Please output every line of the material as it stands, without the pictures.

━━━━━ RECORDED DATA ━━━━━

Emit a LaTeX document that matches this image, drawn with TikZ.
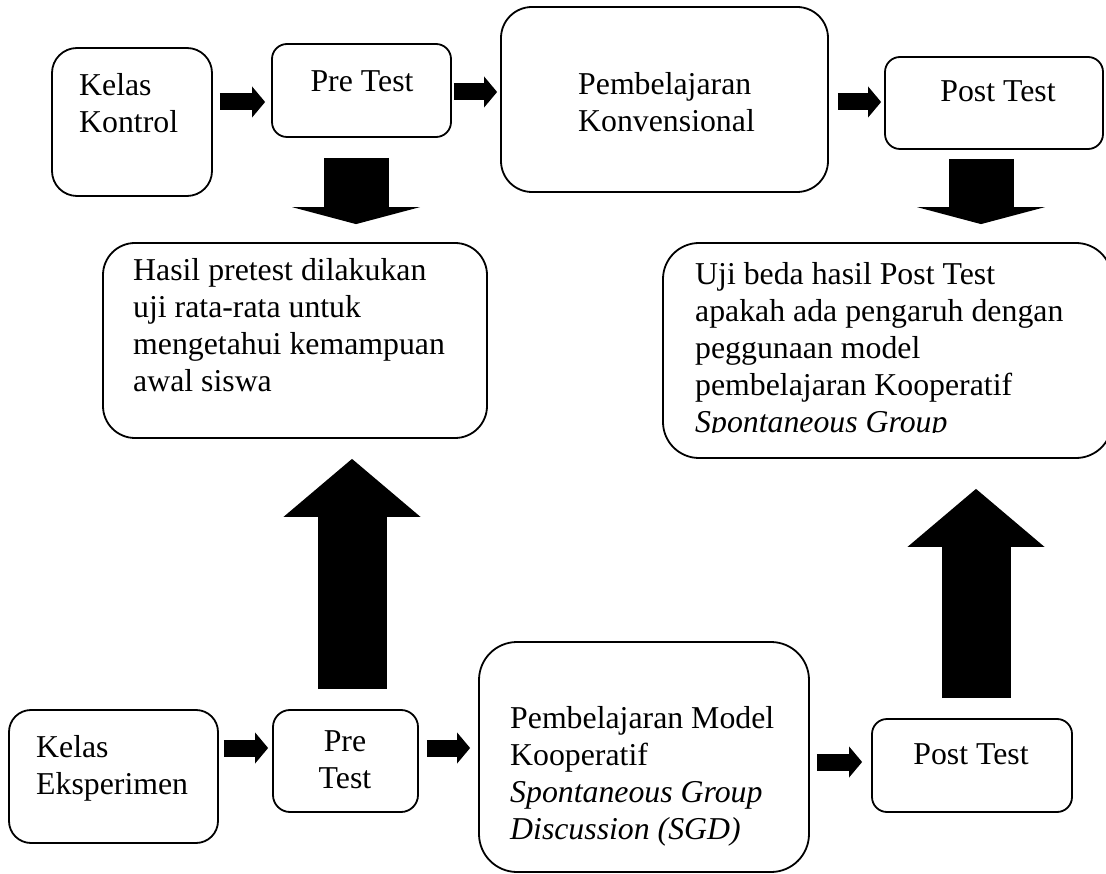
\documentclass[tikz,border=0pt]{standalone}
\usepackage{fontspec}
\setmainfont{Liberation Serif}
\usetikzlibrary{arrows.meta}

\begin{document}
\begin{tikzpicture}[x=1pt, y=-1pt,
    box/.style={draw, line width=1.8pt, inner sep=0pt},
    txt/.style={inner sep=0pt, align=left, font=\fontsize{31.8}{37}\selectfont},
    smallarrow/.style={line width=17pt, -{Triangle[length=13pt, width=31pt, line width=0pt]}},
    bigdown/.style={line width=65pt, -{Triangle[length=17pt, width=128pt, line width=0pt]}},
    bigup/.style={line width=69pt, -{Triangle[length=58pt, width=137pt, line width=0pt]}}]
    \useasboundingbox (0,0) rectangle (1106,874);
    % top row: kelas kontrol
    \node[box, minimum width=160pt, minimum height=148pt, rounded corners=25pt] (kontrol) at (132,122) {};
    \node[box, minimum width=179pt, minimum height=93pt,  rounded corners=15pt] (pre1)    at (361.5,90.5) {};
    \node[box, minimum width=327pt, minimum height=185pt, rounded corners=31pt] (konv)    at (664.5,99.5) {};
    \node[box, minimum width=218pt, minimum height=92pt,  rounded corners=15pt] (post1)   at (994,103) {};
    \node[txt, anchor=north west] (kontroltxt) at (79,73)  {Kelas\\Kontrol};
    \node[txt, anchor=north]      (pre1txt)    at (362,70) {Pre Test};
    \node[txt, anchor=north west] (konvtxt)    at (578,72) {Pembelajaran\\Konvensional};
    \node[txt, anchor=north]      (post1txt)   at (998,80) {Post Test};
    %
    \draw[smallarrow, shorten <=7pt, shorten >=6pt] (kontrol.east |- 0,102) -- (pre1.west |- 0,102);
    \draw[smallarrow, shorten <=2pt, shorten >=3pt] (pre1.east |- 0,92)     -- (konv.west |- 0,92);
    \draw[smallarrow, shorten <=9pt, shorten >=3pt] (konv.east |- 0,102)    -- (post1.west |- 0,102);
    % middle: hasil and uji beda
    \node[box, minimum width=384pt, minimum height=195pt, rounded corners=32pt] (hasil) at (295,340.5) {};
    \node[box, minimum width=449pt, minimum height=215pt, rounded corners=36pt] (uji)   at (887.5,350.5) {};
    \node[txt, anchor=north west] (hasiltxt) at (133,258)
        {Hasil pretest dilakukan\\uji rata-rata untuk\\mengetahui kemampuan\\awal siswa};
    \begin{scope}
        \clip (uji.north west) rectangle (1106,433);
        \node[txt, anchor=north west] (ujitxt) at (695,262)
            {Uji beda hasil Post Test\\apakah ada pengaruh dengan\\peggunaan model\\pembelajaran Kooperatif\\\textit{Spontaneous Group}};
    \end{scope}
    %
    \draw[bigdown, shorten <=20pt, shorten >=18pt] (pre1.south -| 356,0)  -- (hasil.north -| 356,0);
    \draw[bigdown, shorten <=9pt,  shorten >=18pt] (post1.south -| 981,0) -- (uji.north -| 981,0);
    % bottom row: kelas eksperimen
    \node[box, minimum width=209pt, minimum height=133pt, rounded corners=22pt] (eksp)  at (113.5,776.5) {};
    \node[box, minimum width=145pt, minimum height=102pt, rounded corners=17pt] (pre2)  at (345.5,761) {};
    \node[box, minimum width=330pt, minimum height=230pt, rounded corners=38pt] (model) at (644,757) {};
    \node[box, minimum width=200pt, minimum height=93pt,  rounded corners=15pt] (post2) at (972,765.5) {};
    \node[txt, anchor=north west]       (eksptxt)  at (36,735)  {Kelas\\Eksperimen};
    \node[txt, anchor=north, align=center] (pre2txt) at (345,730) {Pre\\Test};
    \node[txt, anchor=north west]       (modeltxt) at (510,706)
        {Pembelajaran Model\\Kooperatif\\\textit{Spontaneous Group}\\\textit{Discussion (SGD)}};
    \node[txt, anchor=north]            (post2txt) at (971,743) {Post Test};
    %
    \draw[smallarrow, shorten <=5pt, shorten >=4pt] (eksp.east |- 0,748)  -- (pre2.west |- 0,748);
    \draw[smallarrow, shorten <=8pt, shorten >=8pt] (pre2.east |- 0,748)  -- (model.west |- 0,748);
    \draw[smallarrow, shorten <=7pt, shorten >=9pt] (model.east |- 0,762) -- (post2.west |- 0,762);
    %
    \draw[bigup, shorten <=20pt, shorten >=20pt] (pre2.north -| 352,0)  -- (hasil.south -| 352,0);
    \draw[bigup, shorten <=20pt, shorten >=30pt] (post2.north -| 976,0) -- (uji.south -| 976,0);
\end{tikzpicture}
\end{document}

━━━━━

THE SOLUTION:
Emit a LaTeX document that matches this image, drawn with TikZ.
\documentclass[tikz,border=0pt]{standalone}
\usepackage{fontspec}
\setmainfont{Liberation Serif}
\usetikzlibrary{arrows.meta}

\begin{document}
\begin{tikzpicture}[x=1pt, y=-1pt,
    box/.style={draw, line width=1.8pt, inner sep=0pt},
    txt/.style={inner sep=0pt, align=left, font=\fontsize{31.8}{37}\selectfont},
    smallarrow/.style={line width=17pt, -{Triangle[length=13pt, width=31pt, line width=0pt]}},
    bigdown/.style={line width=65pt, -{Triangle[length=17pt, width=128pt, line width=0pt]}},
    bigup/.style={line width=69pt, -{Triangle[length=58pt, width=137pt, line width=0pt]}}]
    \useasboundingbox (0,0) rectangle (1106,874);
    % top row: kelas kontrol
    \node[box, minimum width=160pt, minimum height=148pt, rounded corners=25pt] (kontrol) at (132,122) {};
    \node[box, minimum width=179pt, minimum height=93pt,  rounded corners=15pt] (pre1)    at (361.5,90.5) {};
    \node[box, minimum width=327pt, minimum height=185pt, rounded corners=31pt] (konv)    at (664.5,99.5) {};
    \node[box, minimum width=218pt, minimum height=92pt,  rounded corners=15pt] (post1)   at (994,103) {};
    \node[txt, anchor=north west] (kontroltxt) at (79,73)  {Kelas\\Kontrol};
    \node[txt, anchor=north]      (pre1txt)    at (362,70) {Pre Test};
    \node[txt, anchor=north west] (konvtxt)    at (578,72) {Pembelajaran\\Konvensional};
    \node[txt, anchor=north]      (post1txt)   at (998,80) {Post Test};
    %
    \draw[smallarrow, shorten <=7pt, shorten >=6pt] (kontrol.east |- 0,102) -- (pre1.west |- 0,102);
    \draw[smallarrow, shorten <=2pt, shorten >=3pt] (pre1.east |- 0,92)     -- (konv.west |- 0,92);
    \draw[smallarrow, shorten <=9pt, shorten >=3pt] (konv.east |- 0,102)    -- (post1.west |- 0,102);
    % middle: hasil and uji beda
    \node[box, minimum width=384pt, minimum height=195pt, rounded corners=32pt] (hasil) at (295,340.5) {};
    \node[box, minimum width=449pt, minimum height=215pt, rounded corners=36pt] (uji)   at (887.5,350.5) {};
    \node[txt, anchor=north west] (hasiltxt) at (133,258)
        {Hasil pretest dilakukan\\uji rata-rata untuk\\mengetahui kemampuan\\awal siswa};
    \begin{scope}
        \clip (uji.north west) rectangle (1106,433);
        \node[txt, anchor=north west] (ujitxt) at (695,262)
            {Uji beda hasil Post Test\\apakah ada pengaruh dengan\\peggunaan model\\pembelajaran Kooperatif\\\textit{Spontaneous Group}};
    \end{scope}
    %
    \draw[bigdown, shorten <=20pt, shorten >=18pt] (pre1.south -| 356,0)  -- (hasil.north -| 356,0);
    \draw[bigdown, shorten <=9pt,  shorten >=18pt] (post1.south -| 981,0) -- (uji.north -| 981,0);
    % bottom row: kelas eksperimen
    \node[box, minimum width=209pt, minimum height=133pt, rounded corners=22pt] (eksp)  at (113.5,776.5) {};
    \node[box, minimum width=145pt, minimum height=102pt, rounded corners=17pt] (pre2)  at (345.5,761) {};
    \node[box, minimum width=330pt, minimum height=230pt, rounded corners=38pt] (model) at (644,757) {};
    \node[box, minimum width=200pt, minimum height=93pt,  rounded corners=15pt] (post2) at (972,765.5) {};
    \node[txt, anchor=north west]       (eksptxt)  at (36,735)  {Kelas\\Eksperimen};
    \node[txt, anchor=north, align=center] (pre2txt) at (345,730) {Pre\\Test};
    \node[txt, anchor=north west]       (modeltxt) at (510,706)
        {Pembelajaran Model\\Kooperatif\\\textit{Spontaneous Group}\\\textit{Discussion (SGD)}};
    \node[txt, anchor=north]            (post2txt) at (971,743) {Post Test};
    %
    \draw[smallarrow, shorten <=5pt, shorten >=4pt] (eksp.east |- 0,748)  -- (pre2.west |- 0,748);
    \draw[smallarrow, shorten <=8pt, shorten >=8pt] (pre2.east |- 0,748)  -- (model.west |- 0,748);
    \draw[smallarrow, shorten <=7pt, shorten >=9pt] (model.east |- 0,762) -- (post2.west |- 0,762);
    %
    \draw[bigup, shorten <=20pt, shorten >=20pt] (pre2.north -| 352,0)  -- (hasil.south -| 352,0);
    \draw[bigup, shorten <=20pt, shorten >=30pt] (post2.north -| 976,0) -- (uji.south -| 976,0);
\end{tikzpicture}
\end{document}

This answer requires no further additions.